**Problem statement:** Drop the images; return everything else in the listing below exactly.

-=-=-=-=-

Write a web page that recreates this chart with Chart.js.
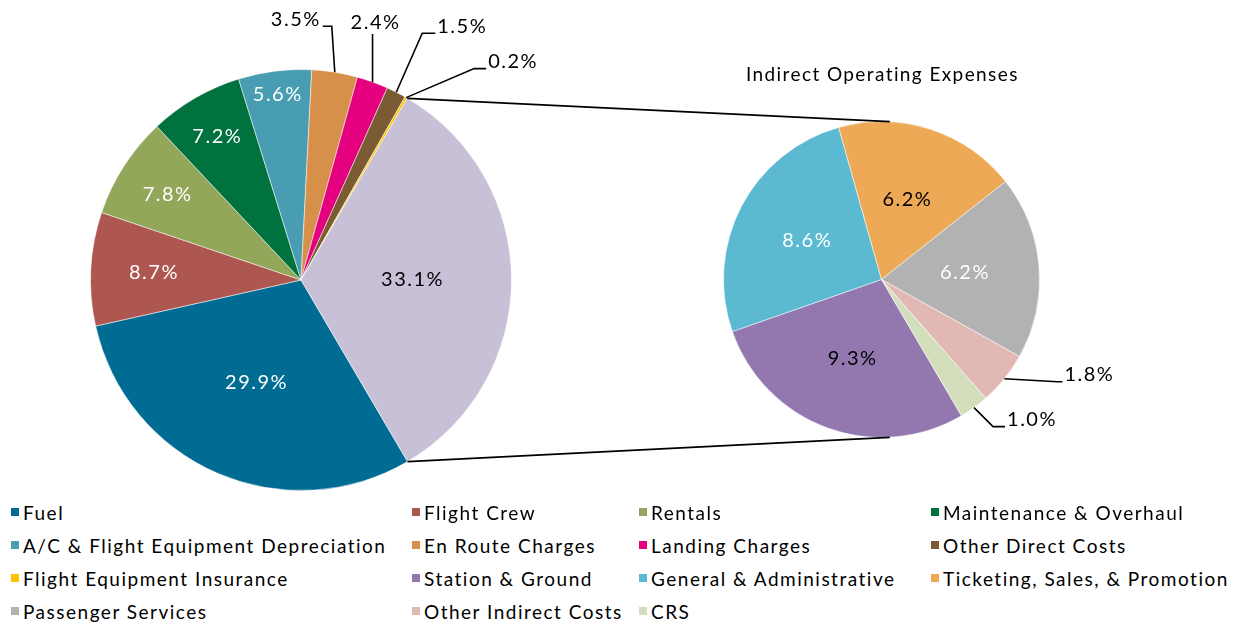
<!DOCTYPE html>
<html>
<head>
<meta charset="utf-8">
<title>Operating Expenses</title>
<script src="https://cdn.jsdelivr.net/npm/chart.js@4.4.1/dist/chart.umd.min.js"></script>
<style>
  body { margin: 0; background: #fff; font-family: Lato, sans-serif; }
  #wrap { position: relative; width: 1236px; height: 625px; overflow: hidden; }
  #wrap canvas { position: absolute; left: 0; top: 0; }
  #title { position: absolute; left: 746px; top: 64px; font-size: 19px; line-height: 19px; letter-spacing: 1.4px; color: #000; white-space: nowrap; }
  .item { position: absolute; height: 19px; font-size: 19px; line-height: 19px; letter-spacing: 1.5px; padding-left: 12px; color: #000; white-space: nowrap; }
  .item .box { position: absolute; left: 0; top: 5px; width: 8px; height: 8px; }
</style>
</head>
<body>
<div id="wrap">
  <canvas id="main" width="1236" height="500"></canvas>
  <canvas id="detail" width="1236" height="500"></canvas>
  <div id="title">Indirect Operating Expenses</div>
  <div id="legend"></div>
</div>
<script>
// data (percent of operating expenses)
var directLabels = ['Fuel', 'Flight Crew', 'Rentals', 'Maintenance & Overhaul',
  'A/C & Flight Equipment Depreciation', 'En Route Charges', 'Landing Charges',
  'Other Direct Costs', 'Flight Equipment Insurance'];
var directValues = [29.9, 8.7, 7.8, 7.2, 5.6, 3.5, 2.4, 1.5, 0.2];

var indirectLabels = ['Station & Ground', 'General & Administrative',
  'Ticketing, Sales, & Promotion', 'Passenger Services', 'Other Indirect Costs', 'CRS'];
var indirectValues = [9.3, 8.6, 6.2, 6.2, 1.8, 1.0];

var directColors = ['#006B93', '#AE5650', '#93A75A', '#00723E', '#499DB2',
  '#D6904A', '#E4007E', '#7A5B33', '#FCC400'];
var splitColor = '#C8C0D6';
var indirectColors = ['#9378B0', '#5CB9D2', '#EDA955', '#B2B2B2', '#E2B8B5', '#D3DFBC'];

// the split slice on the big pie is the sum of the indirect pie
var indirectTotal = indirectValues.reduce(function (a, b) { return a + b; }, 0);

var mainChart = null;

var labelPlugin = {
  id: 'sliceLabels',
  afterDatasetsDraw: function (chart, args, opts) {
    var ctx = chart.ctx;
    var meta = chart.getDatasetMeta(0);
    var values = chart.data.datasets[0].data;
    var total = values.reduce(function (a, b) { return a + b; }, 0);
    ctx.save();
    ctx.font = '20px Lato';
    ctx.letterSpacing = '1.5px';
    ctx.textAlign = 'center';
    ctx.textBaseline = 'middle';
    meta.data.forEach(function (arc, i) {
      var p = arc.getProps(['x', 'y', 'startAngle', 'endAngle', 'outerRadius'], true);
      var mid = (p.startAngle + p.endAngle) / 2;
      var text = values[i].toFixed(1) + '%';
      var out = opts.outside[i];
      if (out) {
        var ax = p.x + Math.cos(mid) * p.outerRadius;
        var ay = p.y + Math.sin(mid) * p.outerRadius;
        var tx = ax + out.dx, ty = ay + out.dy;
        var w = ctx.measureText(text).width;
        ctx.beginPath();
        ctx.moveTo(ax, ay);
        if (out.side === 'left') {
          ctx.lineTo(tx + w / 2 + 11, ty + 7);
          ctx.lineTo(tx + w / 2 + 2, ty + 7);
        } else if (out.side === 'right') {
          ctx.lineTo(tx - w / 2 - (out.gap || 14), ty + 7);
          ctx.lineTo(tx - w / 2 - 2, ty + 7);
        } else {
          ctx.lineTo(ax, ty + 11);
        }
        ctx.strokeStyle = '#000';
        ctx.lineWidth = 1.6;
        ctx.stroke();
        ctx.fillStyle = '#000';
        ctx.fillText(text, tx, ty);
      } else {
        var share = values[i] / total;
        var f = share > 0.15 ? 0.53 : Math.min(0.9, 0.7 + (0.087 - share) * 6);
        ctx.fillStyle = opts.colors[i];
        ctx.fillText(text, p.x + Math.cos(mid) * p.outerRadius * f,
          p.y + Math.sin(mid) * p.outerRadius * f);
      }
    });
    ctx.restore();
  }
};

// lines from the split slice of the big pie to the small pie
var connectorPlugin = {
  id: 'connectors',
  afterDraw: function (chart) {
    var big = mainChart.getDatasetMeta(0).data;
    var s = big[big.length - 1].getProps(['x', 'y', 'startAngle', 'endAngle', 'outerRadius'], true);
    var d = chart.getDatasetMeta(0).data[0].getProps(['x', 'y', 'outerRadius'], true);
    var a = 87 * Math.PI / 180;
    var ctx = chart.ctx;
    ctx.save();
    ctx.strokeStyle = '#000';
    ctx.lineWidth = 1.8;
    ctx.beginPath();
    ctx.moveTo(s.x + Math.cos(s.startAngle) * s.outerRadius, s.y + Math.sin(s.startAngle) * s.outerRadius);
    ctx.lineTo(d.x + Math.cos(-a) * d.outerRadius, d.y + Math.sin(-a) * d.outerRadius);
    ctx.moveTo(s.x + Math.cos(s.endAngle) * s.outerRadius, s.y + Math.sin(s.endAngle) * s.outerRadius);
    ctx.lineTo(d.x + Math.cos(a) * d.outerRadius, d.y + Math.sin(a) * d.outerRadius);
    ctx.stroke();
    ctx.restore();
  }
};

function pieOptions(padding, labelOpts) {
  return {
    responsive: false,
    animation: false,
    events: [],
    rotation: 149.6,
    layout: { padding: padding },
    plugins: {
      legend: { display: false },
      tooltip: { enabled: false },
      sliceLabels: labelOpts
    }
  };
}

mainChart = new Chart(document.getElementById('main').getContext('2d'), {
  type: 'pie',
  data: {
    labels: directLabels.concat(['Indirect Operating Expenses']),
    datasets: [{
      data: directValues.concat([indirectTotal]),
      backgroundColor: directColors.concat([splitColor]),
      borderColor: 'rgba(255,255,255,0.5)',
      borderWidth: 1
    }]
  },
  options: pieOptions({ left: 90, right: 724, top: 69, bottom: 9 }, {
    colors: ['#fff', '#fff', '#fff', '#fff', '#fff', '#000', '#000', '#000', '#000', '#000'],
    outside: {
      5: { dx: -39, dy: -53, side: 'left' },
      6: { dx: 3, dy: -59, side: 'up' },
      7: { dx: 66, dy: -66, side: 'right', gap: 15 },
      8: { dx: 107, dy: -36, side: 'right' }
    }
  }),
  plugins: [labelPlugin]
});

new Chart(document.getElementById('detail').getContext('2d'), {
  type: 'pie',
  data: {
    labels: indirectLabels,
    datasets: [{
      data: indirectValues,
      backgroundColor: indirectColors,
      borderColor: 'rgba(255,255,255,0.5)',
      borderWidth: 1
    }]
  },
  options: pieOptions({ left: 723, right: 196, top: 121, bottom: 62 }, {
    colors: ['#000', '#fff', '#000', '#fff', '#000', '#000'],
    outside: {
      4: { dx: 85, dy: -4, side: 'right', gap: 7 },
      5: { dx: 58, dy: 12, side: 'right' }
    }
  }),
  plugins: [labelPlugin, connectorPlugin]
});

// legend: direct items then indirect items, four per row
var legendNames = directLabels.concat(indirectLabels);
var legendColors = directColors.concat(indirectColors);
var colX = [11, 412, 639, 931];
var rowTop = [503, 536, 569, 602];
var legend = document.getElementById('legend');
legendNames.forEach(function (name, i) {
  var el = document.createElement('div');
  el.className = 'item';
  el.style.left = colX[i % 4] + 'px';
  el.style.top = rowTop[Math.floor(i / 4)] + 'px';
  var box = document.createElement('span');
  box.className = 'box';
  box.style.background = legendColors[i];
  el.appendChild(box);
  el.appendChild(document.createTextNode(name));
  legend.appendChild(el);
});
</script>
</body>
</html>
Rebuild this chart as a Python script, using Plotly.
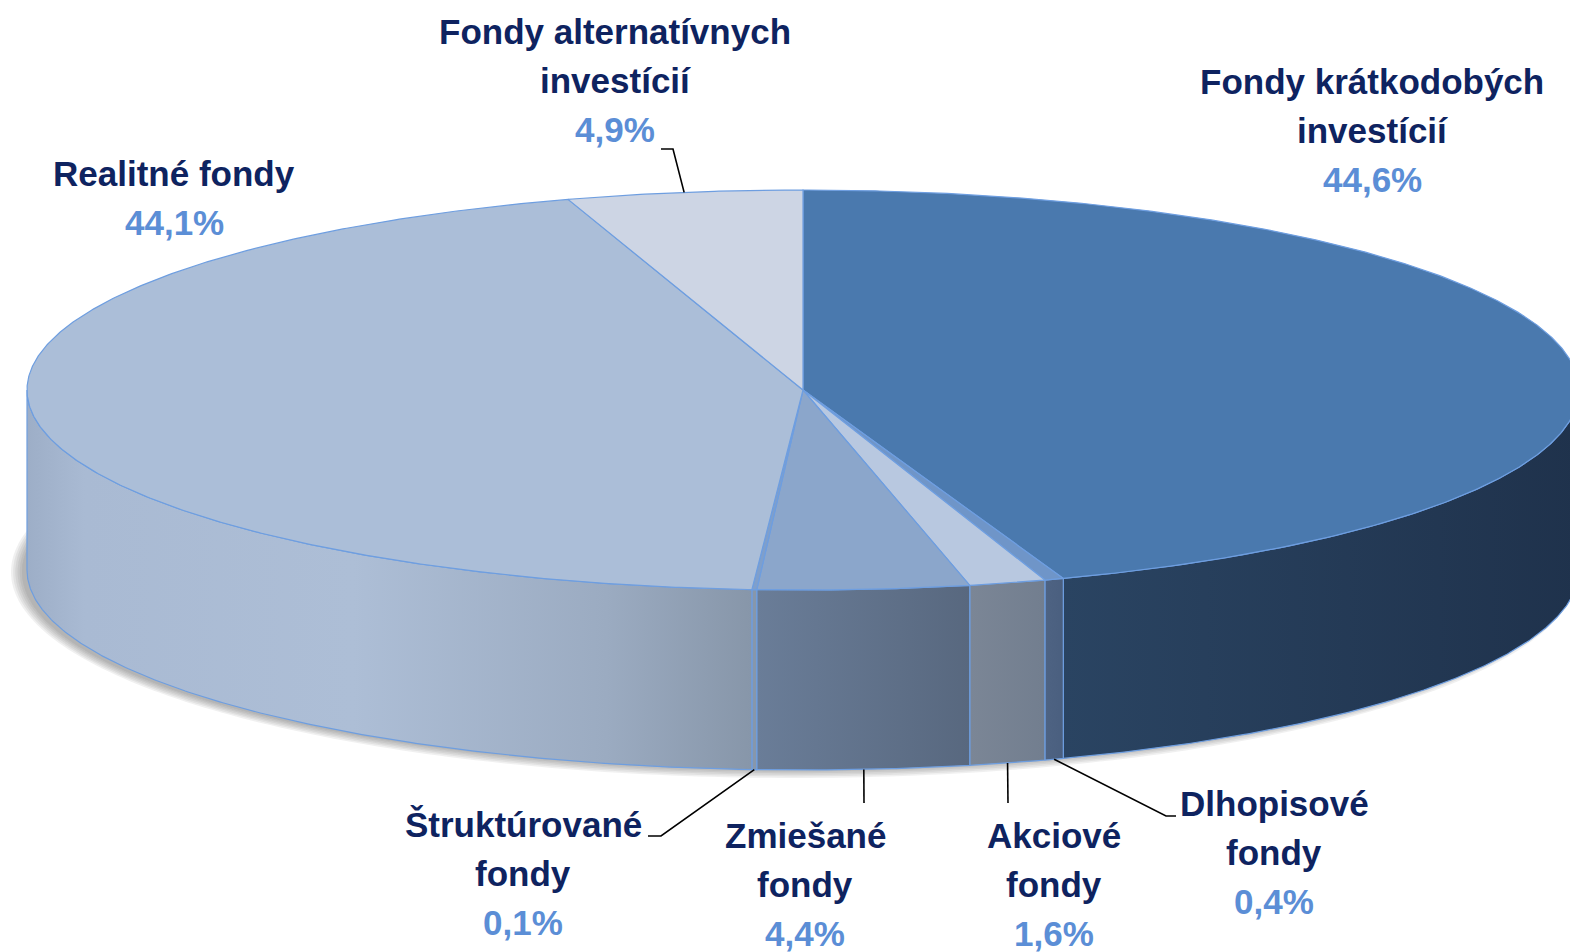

-=-=-=-=-

**Answer:**
Write a web page that recreates this chart with Chart.js.
<!DOCTYPE html>
<html>
<head>
<meta charset="utf-8">
<title>Operating Expenses</title>
<script src="https://cdn.jsdelivr.net/npm/chart.js@4.4.1/dist/chart.umd.min.js"></script>
<style>
  body { margin: 0; background: #fff; font-family: Lato, sans-serif; }
  #wrap { position: relative; width: 1236px; height: 625px; overflow: hidden; }
  #wrap canvas { position: absolute; left: 0; top: 0; }
  #title { position: absolute; left: 746px; top: 64px; font-size: 19px; line-height: 19px; letter-spacing: 1.4px; color: #000; white-space: nowrap; }
  .item { position: absolute; height: 19px; font-size: 19px; line-height: 19px; letter-spacing: 1.5px; padding-left: 12px; color: #000; white-space: nowrap; }
  .item .box { position: absolute; left: 0; top: 5px; width: 8px; height: 8px; }
</style>
</head>
<body>
<div id="wrap">
  <canvas id="main" width="1236" height="500"></canvas>
  <canvas id="detail" width="1236" height="500"></canvas>
  <div id="title">Indirect Operating Expenses</div>
  <div id="legend"></div>
</div>
<script>
// data (percent of operating expenses)
var directLabels = ['Fuel', 'Flight Crew', 'Rentals', 'Maintenance & Overhaul',
  'A/C & Flight Equipment Depreciation', 'En Route Charges', 'Landing Charges',
  'Other Direct Costs', 'Flight Equipment Insurance'];
var directValues = [29.9, 8.7, 7.8, 7.2, 5.6, 3.5, 2.4, 1.5, 0.2];

var indirectLabels = ['Station & Ground', 'General & Administrative',
  'Ticketing, Sales, & Promotion', 'Passenger Services', 'Other Indirect Costs', 'CRS'];
var indirectValues = [9.3, 8.6, 6.2, 6.2, 1.8, 1.0];

var directColors = ['#006B93', '#AE5650', '#93A75A', '#00723E', '#499DB2',
  '#D6904A', '#E4007E', '#7A5B33', '#FCC400'];
var splitColor = '#C8C0D6';
var indirectColors = ['#9378B0', '#5CB9D2', '#EDA955', '#B2B2B2', '#E2B8B5', '#D3DFBC'];

// the split slice on the big pie is the sum of the indirect pie
var indirectTotal = indirectValues.reduce(function (a, b) { return a + b; }, 0);

var mainChart = null;

var labelPlugin = {
  id: 'sliceLabels',
  afterDatasetsDraw: function (chart, args, opts) {
    var ctx = chart.ctx;
    var meta = chart.getDatasetMeta(0);
    var values = chart.data.datasets[0].data;
    var total = values.reduce(function (a, b) { return a + b; }, 0);
    ctx.save();
    ctx.font = '20px Lato';
    ctx.letterSpacing = '1.5px';
    ctx.textAlign = 'center';
    ctx.textBaseline = 'middle';
    meta.data.forEach(function (arc, i) {
      var p = arc.getProps(['x', 'y', 'startAngle', 'endAngle', 'outerRadius'], true);
      var mid = (p.startAngle + p.endAngle) / 2;
      var text = values[i].toFixed(1) + '%';
      var out = opts.outside[i];
      if (out) {
        var ax = p.x + Math.cos(mid) * p.outerRadius;
        var ay = p.y + Math.sin(mid) * p.outerRadius;
        var tx = ax + out.dx, ty = ay + out.dy;
        var w = ctx.measureText(text).width;
        ctx.beginPath();
        ctx.moveTo(ax, ay);
        if (out.side === 'left') {
          ctx.lineTo(tx + w / 2 + 11, ty + 7);
          ctx.lineTo(tx + w / 2 + 2, ty + 7);
        } else if (out.side === 'right') {
          ctx.lineTo(tx - w / 2 - (out.gap || 14), ty + 7);
          ctx.lineTo(tx - w / 2 - 2, ty + 7);
        } else {
          ctx.lineTo(ax, ty + 11);
        }
        ctx.strokeStyle = '#000';
        ctx.lineWidth = 1.6;
        ctx.stroke();
        ctx.fillStyle = '#000';
        ctx.fillText(text, tx, ty);
      } else {
        var share = values[i] / total;
        var f = share > 0.15 ? 0.53 : Math.min(0.9, 0.7 + (0.087 - share) * 6);
        ctx.fillStyle = opts.colors[i];
        ctx.fillText(text, p.x + Math.cos(mid) * p.outerRadius * f,
          p.y + Math.sin(mid) * p.outerRadius * f);
      }
    });
    ctx.restore();
  }
};

// lines from the split slice of the big pie to the small pie
var connectorPlugin = {
  id: 'connectors',
  afterDraw: function (chart) {
    var big = mainChart.getDatasetMeta(0).data;
    var s = big[big.length - 1].getProps(['x', 'y', 'startAngle', 'endAngle', 'outerRadius'], true);
    var d = chart.getDatasetMeta(0).data[0].getProps(['x', 'y', 'outerRadius'], true);
    var a = 87 * Math.PI / 180;
    var ctx = chart.ctx;
    ctx.save();
    ctx.strokeStyle = '#000';
    ctx.lineWidth = 1.8;
    ctx.beginPath();
    ctx.moveTo(s.x + Math.cos(s.startAngle) * s.outerRadius, s.y + Math.sin(s.startAngle) * s.outerRadius);
    ctx.lineTo(d.x + Math.cos(-a) * d.outerRadius, d.y + Math.sin(-a) * d.outerRadius);
    ctx.moveTo(s.x + Math.cos(s.endAngle) * s.outerRadius, s.y + Math.sin(s.endAngle) * s.outerRadius);
    ctx.lineTo(d.x + Math.cos(a) * d.outerRadius, d.y + Math.sin(a) * d.outerRadius);
    ctx.stroke();
    ctx.restore();
  }
};

function pieOptions(padding, labelOpts) {
  return {
    responsive: false,
    animation: false,
    events: [],
    rotation: 149.6,
    layout: { padding: padding },
    plugins: {
      legend: { display: false },
      tooltip: { enabled: false },
      sliceLabels: labelOpts
    }
  };
}

mainChart = new Chart(document.getElementById('main').getContext('2d'), {
  type: 'pie',
  data: {
    labels: directLabels.concat(['Indirect Operating Expenses']),
    datasets: [{
      data: directValues.concat([indirectTotal]),
      backgroundColor: directColors.concat([splitColor]),
      borderColor: 'rgba(255,255,255,0.5)',
      borderWidth: 1
    }]
  },
  options: pieOptions({ left: 90, right: 724, top: 69, bottom: 9 }, {
    colors: ['#fff', '#fff', '#fff', '#fff', '#fff', '#000', '#000', '#000', '#000', '#000'],
    outside: {
      5: { dx: -39, dy: -53, side: 'left' },
      6: { dx: 3, dy: -59, side: 'up' },
      7: { dx: 66, dy: -66, side: 'right', gap: 15 },
      8: { dx: 107, dy: -36, side: 'right' }
    }
  }),
  plugins: [labelPlugin]
});

new Chart(document.getElementById('detail').getContext('2d'), {
  type: 'pie',
  data: {
    labels: indirectLabels,
    datasets: [{
      data: indirectValues,
      backgroundColor: indirectColors,
      borderColor: 'rgba(255,255,255,0.5)',
      borderWidth: 1
    }]
  },
  options: pieOptions({ left: 723, right: 196, top: 121, bottom: 62 }, {
    colors: ['#000', '#fff', '#000', '#fff', '#000', '#000'],
    outside: {
      4: { dx: 85, dy: -4, side: 'right', gap: 7 },
      5: { dx: 58, dy: 12, side: 'right' }
    }
  }),
  plugins: [labelPlugin, connectorPlugin]
});

// legend: direct items then indirect items, four per row
var legendNames = directLabels.concat(indirectLabels);
var legendColors = directColors.concat(indirectColors);
var colX = [11, 412, 639, 931];
var rowTop = [503, 536, 569, 602];
var legend = document.getElementById('legend');
legendNames.forEach(function (name, i) {
  var el = document.createElement('div');
  el.className = 'item';
  el.style.left = colX[i % 4] + 'px';
  el.style.top = rowTop[Math.floor(i / 4)] + 'px';
  var box = document.createElement('span');
  box.className = 'box';
  box.style.background = legendColors[i];
  el.appendChild(box);
  el.appendChild(document.createTextNode(name));
  legend.appendChild(el);
});
</script>
</body>
</html>
Rebuild this chart as a Python script, using Plotly.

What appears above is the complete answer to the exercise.